Jesus also said, “Those who are well have no need of a physician, but those who are sick.  I have come to call not the righteous but sinners” (Matthew 9:12-13).  Again, Paul later reasserted the same truth.  Christ died for the “powerless” (Romans 5:6, NIV).  Again, God helps those who cannot help themselves.  That is the gospel!

We have no idea how blessed we all are because that is true.  Some years ago I was stopped at a red light at a major intersection.  I happened to glance across the intersection into the parking lot of a convenience store where the clerk was measuring the gasoline in an underground storage tank.  She’d taken the lid off of the tank and had lowered the long measuring rod into it.  She also had her head directly over the open hole of the tank, staring down into it – with a cigarette dangling out of her mouth!  And, we worry about weapons of mass destruction!  She never knew how blessed she was.  Do any of us?  How many stories are there in all of our pasts – that we don’t even know?  Stories of times God was looking out for and blessing us and we were never the wiser?  God helps those who cannot help themselves!

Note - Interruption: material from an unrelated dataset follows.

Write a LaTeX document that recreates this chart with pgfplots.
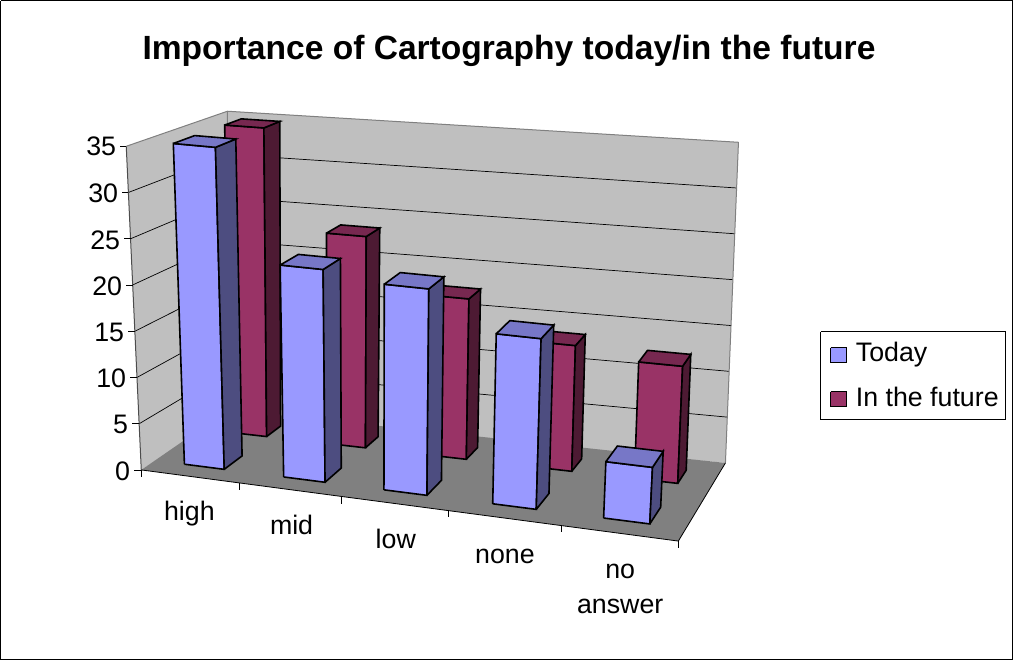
\documentclass[border=0pt]{standalone}
\usepackage{pgfplots}
\pgfplotsset{compat=1.18}
\usepackage{fontspec}
\setmainfont{Liberation Sans}
\definecolor{tf}{HTML}{9999FF}\definecolor{ts}{HTML}{4D4D80}\definecolor{tt}{HTML}{7777C7}
\definecolor{ff}{HTML}{993366}\definecolor{fs}{HTML}{4D1A33}\definecolor{ft}{HTML}{772850}
\pgfplotsset{
  barface/.style={draw=black,line width=1.6pt,line join=miter,mark=none},
  /pgfplots/table/projected/.style={/pgfplots/table/row sep=\\,
    /pgfplots/table/x expr={(1-\thisrow{v}/35)*(142+536*\thisrow{s}+87*\thisrow{d}-40*\thisrow{s}*\thisrow{d})+(\thisrow{v}/35)*(127+570*\thisrow{s}+101*\thisrow{d}-60*\thisrow{s}*\thisrow{d})},
    /pgfplots/table/y expr={(1-\thisrow{v}/35)*(470+71*\thisrow{s}-59*\thisrow{d}-19*\thisrow{s}*\thisrow{d})+(\thisrow{v}/35)*(147+55*\thisrow{s}-35*\thisrow{d}-24*\thisrow{s}*\thisrow{d})}},
  grid line/.style={black,line width=0.7pt,mark=none},
  frame line/.style={color=gray,line width=1pt,mark=none}
}
% #1 s-left, #2 s-right, #3 d-front, #4 d-back, #5 value, #6 #7 #8 colours
\newcommand\threedbar[8]{%
  \addplot[barface,fill=#6] table[projected] {s d v\\ #1 #3 0\\ #2 #3 0\\ #2 #3 #5\\ #1 #3 #5\\ #1 #3 0\\};
  \addplot[barface,fill=#7] table[projected] {s d v\\ #2 #3 0\\ #2 #4 0\\ #2 #4 #5\\ #2 #3 #5\\ #2 #3 0\\};
  \addplot[barface,fill=#8] table[projected] {s d v\\ #1 #3 #5\\ #2 #3 #5\\ #2 #4 #5\\ #1 #4 #5\\ #1 #3 #5\\};
}
\begin{document}
\begin{tikzpicture}
\begin{axis}[
  scale only axis,width=1013pt,height=661pt,
  xmin=0,xmax=1013,ymin=0,ymax=661,y dir=reverse,
  hide axis,clip=false]
% frame
\addplot[black,line width=1pt,mark=none] coordinates {(1.5,1.5)(1011.5,1.5)(1011.5,659.5)(1.5,659.5)(1.5,1.5)};
% walls
\addplot[fill=black!25,draw=none,mark=none] coordinates {(142,470)(127,147)(228,112)(738,143)(725,463)(229,414)(142,470)};
% grid lines
\addplot[grid line] coordinates {(139.9,423.9)(228.9,370.9)(726.9,417.3)};
\addplot[grid line] coordinates {(137.7,377.7)(228.7,327.7)(728.7,371.6)};
\addplot[grid line] coordinates {(135.6,331.6)(228.6,284.6)(730.6,325.9)};
\addplot[grid line] coordinates {(133.4,285.4)(228.4,241.4)(732.4,280.1)};
\addplot[grid line] coordinates {(131.3,239.3)(228.3,198.3)(734.3,234.3)};
\addplot[grid line] coordinates {(129.1,193.1)(228.1,155.1)(736.1,188.6)};
\addplot[frame line] coordinates {(127,147)(228,112)(738,143)(725,463)};
\addplot[frame line] coordinates {(228,112)(229,410)};
% floor
\addplot[fill=black!50,draw=none,mark=none] coordinates {(142,470)(678,541)(725,463)(229,410)(142,470)};
\addplot[black,line width=0.8pt,mark=none] coordinates {(725,463)(678,541)(142,470)};
% value axis
\addplot[black!70,line width=1pt,mark=none] coordinates {(127,147)(142,470)};
\addplot[black,line width=0.8pt,mark=none] coordinates {(142,470)(142,477)};
\addplot[black,line width=0.8pt,mark=none] coordinates {(240,483)(240,490)};
\addplot[black,line width=0.8pt,mark=none] coordinates {(342,497)(342,504)};
\addplot[black,line width=0.8pt,mark=none] coordinates {(449,510)(449,517)};
\addplot[black,line width=0.8pt,mark=none] coordinates {(561,525)(561,532)};
\addplot[black,line width=0.8pt,mark=none] coordinates {(678,541)(678,548)};
\addplot[black,line width=0.8pt,mark=none] coordinates {(121,147)(127,147)};
\addplot[black,line width=0.8pt,mark=none] coordinates {(123,193.1)(129.1,193.1)};
\addplot[black,line width=0.8pt,mark=none] coordinates {(125,239.3)(131.3,239.3)};
\addplot[black,line width=0.8pt,mark=none] coordinates {(127,285.4)(133.4,285.4)};
\addplot[black,line width=0.8pt,mark=none] coordinates {(129,331.6)(135.6,331.6)};
\addplot[black,line width=0.8pt,mark=none] coordinates {(131,377.7)(137.7,377.7)};
\addplot[black,line width=0.8pt,mark=none] coordinates {(133,423.9)(139.9,423.9)};
\addplot[black,line width=0.8pt,mark=none] coordinates {(135,470)(142,470)};
% In the future
\threedbar{.054}{.128}{.69}{.86}{34.9}{ff}{fs}{ft}
\threedbar{.246}{.322}{.69}{.86}{23.6}{ff}{fs}{ft}
\threedbar{.438}{.520}{.69}{.86}{17.7}{ff}{fs}{ft}
\threedbar{.645}{.727}{.69}{.86}{13.7}{ff}{fs}{ft}
\threedbar{.850}{.935}{.69}{.86}{12.6}{ff}{fs}{ft}
% Today
\threedbar{.055}{.130}{.16}{.378}{35}{tf}{ts}{tt}
\threedbar{.242}{.320}{.16}{.378}{22.9}{tf}{ts}{tt}
\threedbar{.431}{.512}{.16}{.378}{22}{tf}{ts}{tt}
\threedbar{.636}{.718}{.16}{.378}{18}{tf}{ts}{tt}
\threedbar{.845}{.932}{.16}{.378}{5.9}{tf}{ts}{tt}
% legend
\addplot[black,fill=white,line width=0.8pt,mark=none] coordinates {(820,332)(1004,332)(1004,420)(820,420)(820,332)};
\addplot[black,fill=tf,line width=1.2pt,mark=none] coordinates {(830,348)(846,348)(846,363)(830,363)(830,348)};
\addplot[black,fill=ff,line width=1.2pt,mark=none] coordinates {(830,392)(846,392)(846,407)(830,407)(830,392)};
\node[anchor=base west,inner sep=0] at (axis cs:855,362) {\fontsize{26.7}{30}\selectfont Today};
\node[anchor=base west,inner sep=0] at (axis cs:855,407) {\fontsize{26.7}{30}\selectfont In the future};
% title
\node[anchor=base,inner sep=0] at (axis cs:509,60) {\fontsize{33.5}{36}\selectfont\bfseries Importance of Cartography today/in the future};
% value tick labels
\node[anchor=east,inner sep=0] at (axis cs:117,147) {\fontsize{26.7}{30}\selectfont 35};
\node[anchor=east,inner sep=0] at (axis cs:119,194) {\fontsize{26.7}{30}\selectfont 30};
\node[anchor=east,inner sep=0] at (axis cs:121,241) {\fontsize{26.7}{30}\selectfont 25};
\node[anchor=east,inner sep=0] at (axis cs:123,287) {\fontsize{26.7}{30}\selectfont 20};
\node[anchor=east,inner sep=0] at (axis cs:125,333) {\fontsize{26.7}{30}\selectfont 15};
\node[anchor=east,inner sep=0] at (axis cs:127,379) {\fontsize{26.7}{30}\selectfont 10};
\node[anchor=east,inner sep=0] at (axis cs:129,425) {\fontsize{26.7}{30}\selectfont 5};
\node[anchor=east,inner sep=0] at (axis cs:131,471) {\fontsize{26.7}{30}\selectfont 0};
% category labels
\node[inner sep=0,anchor=base] at (axis cs:190,520) {\fontsize{26.7}{30}\selectfont high};
\node[inner sep=0,anchor=base] at (axis cs:292,534) {\fontsize{26.7}{30}\selectfont mid};
\node[inner sep=0,anchor=base] at (axis cs:396,548) {\fontsize{26.7}{30}\selectfont low};
\node[inner sep=0,anchor=base] at (axis cs:505,563) {\fontsize{26.7}{30}\selectfont none};
\node[inner sep=0,anchor=base] at (axis cs:620,578) {\fontsize{26.7}{30}\selectfont no};
\node[inner sep=0,anchor=base] at (axis cs:620,613) {\fontsize{26.7}{30}\selectfont answer};
\end{axis}
\end{tikzpicture}
\end{document}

Years ago, I was sitting at Richard’s Café in Siloam Springs, Arkansas.  This group of local businessman gathered there every morning for coffee.  Most of them didn’t attend church anywhere but, they let me join them for coffee anyway.  They told their dirty jokes and stories, sometimes trying to embarrass me and I just enjoyed loving them and accepting them as they were.  One day, they got to making fun of how preachers are always begging for money and this one crusty old gentleman asked me, “Preacher, how much would a pew in your church cost me?” 

I have to admit that, at times like that, I rarely think well on my feet.  I’ve thought of so many things I could have told him since then.  “How much would a pew in your church cost me?”  I started to give him a figure!  It wasn’t until later that I finally decided what I should have told him.  The pew is free, I should have said, because, well, you know, Jesus paid it . . . ALL! 

That’s how the gospel answers the cost of the pew question.  That’s how the gospel finishes that sentence.  And, this is how the gospel finishes the sentence some unknown person started some long forgotten time ago.  God helps those who . . . cannot help themselves!